▸ Collected data:
----
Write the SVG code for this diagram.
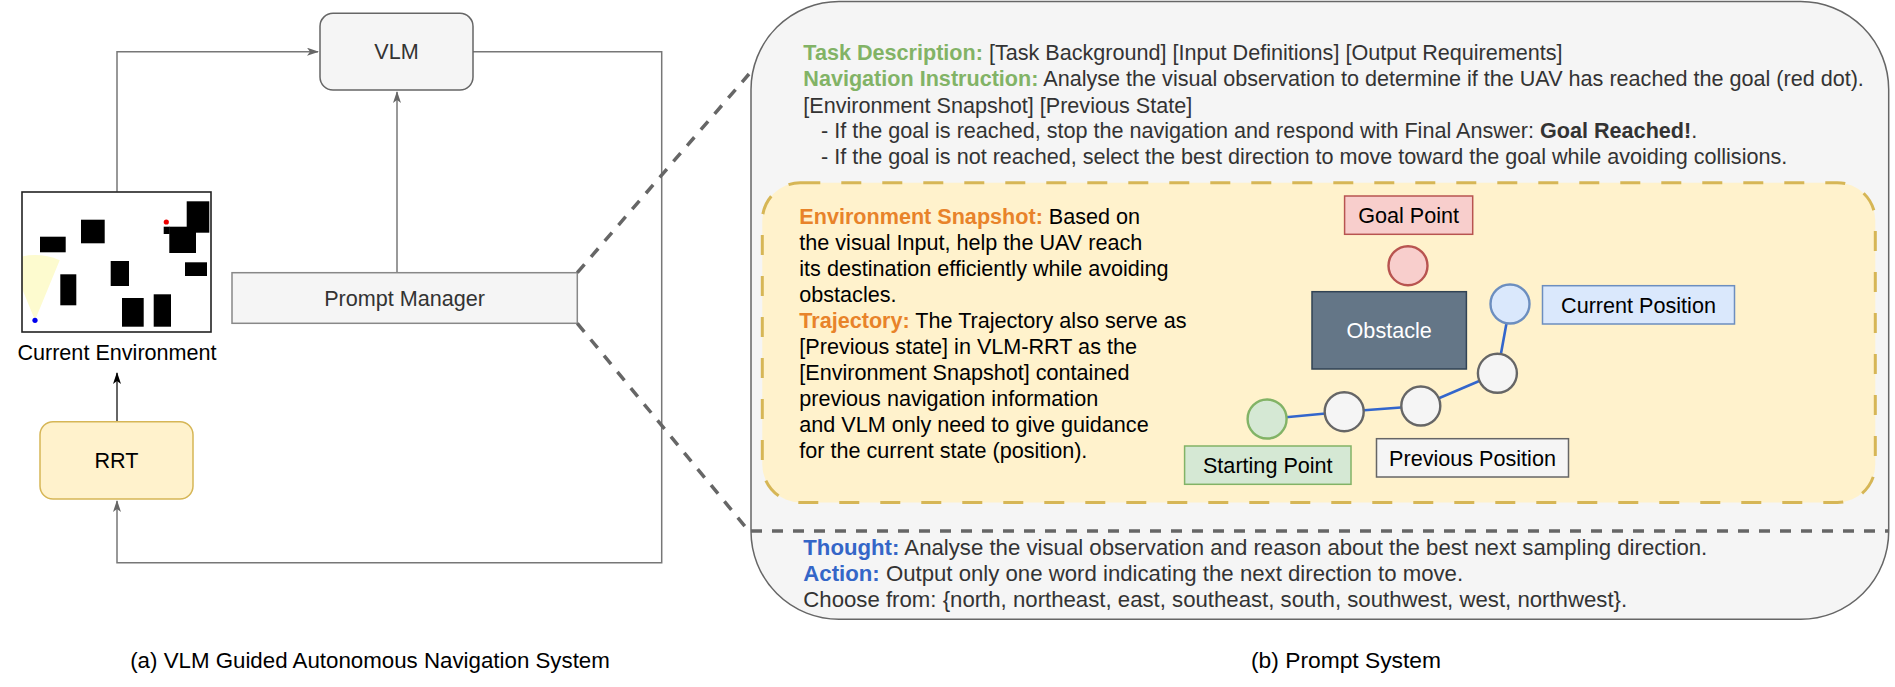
<svg xmlns="http://www.w3.org/2000/svg" width="1895" height="687" viewBox="0 0 1895 687">
<defs>
<style>
text{font-family:"Liberation Sans",Arial,Helvetica,sans-serif;font-size:21.6px;}
.dk{fill:#333333;}
.bk{fill:#000000;}
.b{font-weight:bold;}
.grn{fill:#82b366;font-weight:bold;}
.org{fill:#e8832a;font-weight:bold;}
.blu{fill:#3466c8;font-weight:bold;}
.mid{text-anchor:middle;}
.lg{font-size:22.2px;}
.conn{fill:none;stroke:#777777;stroke-width:1.5;}
.dash{fill:none;stroke:#666666;stroke-width:3.5;stroke-dasharray:11 10;}
.trail{fill:none;stroke:#3366cc;stroke-width:2.6;}
.ob{fill:#000000;}
</style>
<marker id="ah" viewBox="0 0 12 8" refX="11" refY="4" markerWidth="12" markerHeight="8" markerUnits="userSpaceOnUse" orient="auto">
<path d="M0,0 L12,4 L0,8 L3,4 z" fill="#666666"/>
</marker>
<marker id="ahk" viewBox="0 0 12 8" refX="11" refY="4" markerWidth="12" markerHeight="8" markerUnits="userSpaceOnUse" orient="auto">
<path d="M0,0 L12,4 L0,8 L3,4 z" fill="#000000"/>
</marker>
<clipPath id="envclip"><rect x="22" y="192" width="189" height="140"/></clipPath>
</defs>
<rect width="1895" height="687" fill="#ffffff"/>

<!-- connectors -->
<g id="connectors">
<path class="conn" d="M117,191.7 V51.7 H318" marker-end="url(#ah)"/>
<path class="conn" d="M397,272.7 V92" marker-end="url(#ah)"/>
<path class="conn" d="M473,51.7 H661.7 V562.7 H117 V501" marker-end="url(#ah)"/>
<path d="M117,421.7 V373" fill="none" stroke="#333333" stroke-width="1.5" marker-end="url(#ahk)"/>
</g>

<!-- left nodes -->
<g id="vlm">
<rect x="320" y="13.3" width="153" height="76.7" rx="13" fill="#f5f5f5" stroke="#666666" stroke-width="1.5"/>
<text class="mid" x="396.5" y="59" fill="#333333">VLM</text>
</g>
<g id="prompt-manager">
<rect x="232" y="272.7" width="345.3" height="50.6" fill="#f5f5f5" stroke="#888888" stroke-width="1.5"/>
<text class="mid dk" x="404.6" y="305.5">Prompt Manager</text>
</g>
<g id="current-environment">
<rect x="22" y="192" width="189" height="140" fill="#ffffff"/>
<path d="M35,320.3 L10.4,260.1 A65,65 0 0 1 59.7,260.2 Z" fill="#fdfbcf" clip-path="url(#envclip)"/>
<rect class="ob" x="40" y="236.7" width="25.7" height="15.6"/>
<rect class="ob" x="81" y="219.7" width="23.7" height="23.6"/>
<rect class="ob" x="60.3" y="274.3" width="16" height="31"/>
<rect class="ob" x="110.7" y="261" width="18.3" height="25"/>
<rect class="ob" x="122" y="298" width="21.7" height="28.7"/>
<rect class="ob" x="153.7" y="294.3" width="17.3" height="32.4"/>
<rect class="ob" x="185" y="262.3" width="22" height="13.7"/>
<rect class="ob" x="186.7" y="201.3" width="22.6" height="31.4"/>
<rect class="ob" x="169.3" y="226.7" width="26.7" height="26.3"/>
<rect class="ob" x="163.7" y="226.7" width="6" height="7.3"/>
<circle cx="166.3" cy="222" r="2.6" fill="#ee0000"/>
<circle cx="35" cy="320.3" r="2.6" fill="#0000ee"/>
<rect x="22" y="192" width="189" height="140" fill="none" stroke="#222222" stroke-width="1.6"/>
<text class="mid bk" x="117" y="360">Current Environment</text>
</g>
<g id="rrt">
<rect x="40" y="421.7" width="153" height="77.3" rx="13" fill="#fff2cc" stroke="#d6b656" stroke-width="1.5"/>
<text class="mid bk" x="116.5" y="468">RRT</text>
</g>

<!-- prompt system -->
<g id="prompt-system">
<rect x="751" y="1.5" width="1137.7" height="617.8" rx="88" ry="88" fill="#f5f5f5" stroke="#666666" stroke-width="1.5"/>
<text x="803.3" y="60" class="dk"><tspan class="grn">Task Description:</tspan> [Task Background] [Input Definitions] [Output Requirements]</text>
<text x="803.3" y="86" class="dk"><tspan class="grn">Navigation Instruction:</tspan> Analyse the visual observation to determine if the UAV has reached the goal (red dot).</text>
<text x="803.3" y="112.5" class="dk">[Environment Snapshot] [Previous State]</text>
<text x="821" y="138" class="dk">- If the goal is reached, stop the navigation and respond with Final Answer: <tspan class="b">Goal Reached!</tspan>.</text>
<text x="821" y="164.3" class="dk">- If the goal is not reached, select the best direction to move toward the goal while avoiding collisions.</text>
<text x="803.3" y="555" class="dk lg"><tspan class="blu">Thought:</tspan> Analyse the visual observation and reason about the best next sampling direction.</text>
<text x="803.3" y="581" class="dk lg"><tspan class="blu">Action:</tspan> Output only one word indicating the next direction to move.</text>
<text x="803.3" y="606.5" class="dk lg">Choose from: {north, northeast, east, southeast, south, southwest, west, northwest}.</text>
</g>

<g id="environment-snapshot">
<rect x="762.3" y="182.7" width="1113" height="319.8" rx="38" ry="38" fill="#fff2cc" stroke="#d6b656" stroke-width="3" stroke-dasharray="20 21"/>
<text x="799.3" y="223.5" class="bk"><tspan class="org">Environment Snapshot:</tspan> Based on</text>
<text x="799.3" y="249.5" class="bk">the visual Input, help the UAV reach</text>
<text x="799.3" y="275.5" class="bk">its destination efficiently while avoiding</text>
<text x="799.3" y="301.5" class="bk">obstacles.</text>
<text x="799.3" y="327.5" class="bk"><tspan class="org">Trajectory:</tspan> The Trajectory also serve as</text>
<text x="799.3" y="353.5" class="bk">[Previous state] in VLM-RRT as the</text>
<text x="799.3" y="379.5" class="bk">[Environment Snapshot] contained</text>
<text x="799.3" y="405.5" class="bk">previous navigation information</text>
<text x="799.3" y="431.5" class="bk">and VLM only need to give guidance</text>
<text x="799.3" y="457.5" class="bk">for the current state (position).</text>
</g>

<!-- dashed zoom lines -->
<g id="zoom-lines">
<path class="dash" d="M577.3,272.7 L749,74"/>
<path class="dash" d="M577.3,323.3 L748,530"/>
<path class="dash" d="M751,531 H1889"/>
</g>

<!-- trajectory diagram -->
<g id="trajectory-lines">
<path class="trail" d="M1267.1,419 L1344.2,411.7 L1420.8,406 L1497.4,373.3 L1510,304"/>
</g>
<g id="goal-point">
<rect x="1344.6" y="196" width="128.1" height="38.3" fill="#f8cecc" stroke="#b85450" stroke-width="1.5"/>
<text class="mid bk" x="1408.6" y="223">Goal Point</text>
</g>
<g id="goal-circle"><circle cx="1408" cy="265.7" r="19.5" fill="#f8cecc" stroke="#b85450" stroke-width="2.4"/></g>
<g id="obstacle">
<rect x="1312" y="291.7" width="154.4" height="77.3" fill="#647687" stroke="#314354" stroke-width="1.5"/>
<text class="mid" x="1389.2" y="338" fill="#ffffff">Obstacle</text>
</g>
<g id="current-circle"><circle cx="1510" cy="304" r="19.5" fill="#dae8fc" stroke="#6c8ebf" stroke-width="2.4"/></g>
<g id="current-position">
<rect x="1542.5" y="285.7" width="192" height="38.3" fill="#dae8fc" stroke="#6c8ebf" stroke-width="1.5"/>
<text class="mid bk" x="1638.5" y="312.5">Current Position</text>
</g>
<g id="prev-circle-3"><circle cx="1497.4" cy="373.3" r="19.5" fill="#f5f5f5" stroke="#666666" stroke-width="2.4"/></g>
<g id="prev-circle-2"><circle cx="1420.8" cy="406" r="19.5" fill="#f5f5f5" stroke="#666666" stroke-width="2.4"/></g>
<g id="prev-circle-1"><circle cx="1344.2" cy="411.7" r="19.5" fill="#f5f5f5" stroke="#666666" stroke-width="2.4"/></g>
<g id="start-circle"><circle cx="1267.1" cy="419" r="19.5" fill="#d5e8d4" stroke="#82b366" stroke-width="2.4"/></g>
<g id="starting-point">
<rect x="1184.6" y="446" width="166.4" height="38.3" fill="#d5e8d4" stroke="#82b366" stroke-width="1.5"/>
<text class="mid bk" x="1267.8" y="473">Starting Point</text>
</g>
<g id="previous-position">
<rect x="1376.5" y="438.7" width="192" height="38.3" fill="#f5f5f5" stroke="#666666" stroke-width="1.5"/>
<text class="mid bk" x="1472.5" y="465.5">Previous Position</text>
</g>

<!-- captions -->
<text class="mid bk" x="370" y="668" style="font-size:22.3px">(a) VLM Guided Autonomous Navigation System</text>
<text class="mid bk" x="1346" y="668" style="font-size:22.8px">(b) Prompt System</text>
</svg>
----
Find every line that holds "diagram" and copy it.

Write the SVG code for this diagram.
<!-- trajectory diagram -->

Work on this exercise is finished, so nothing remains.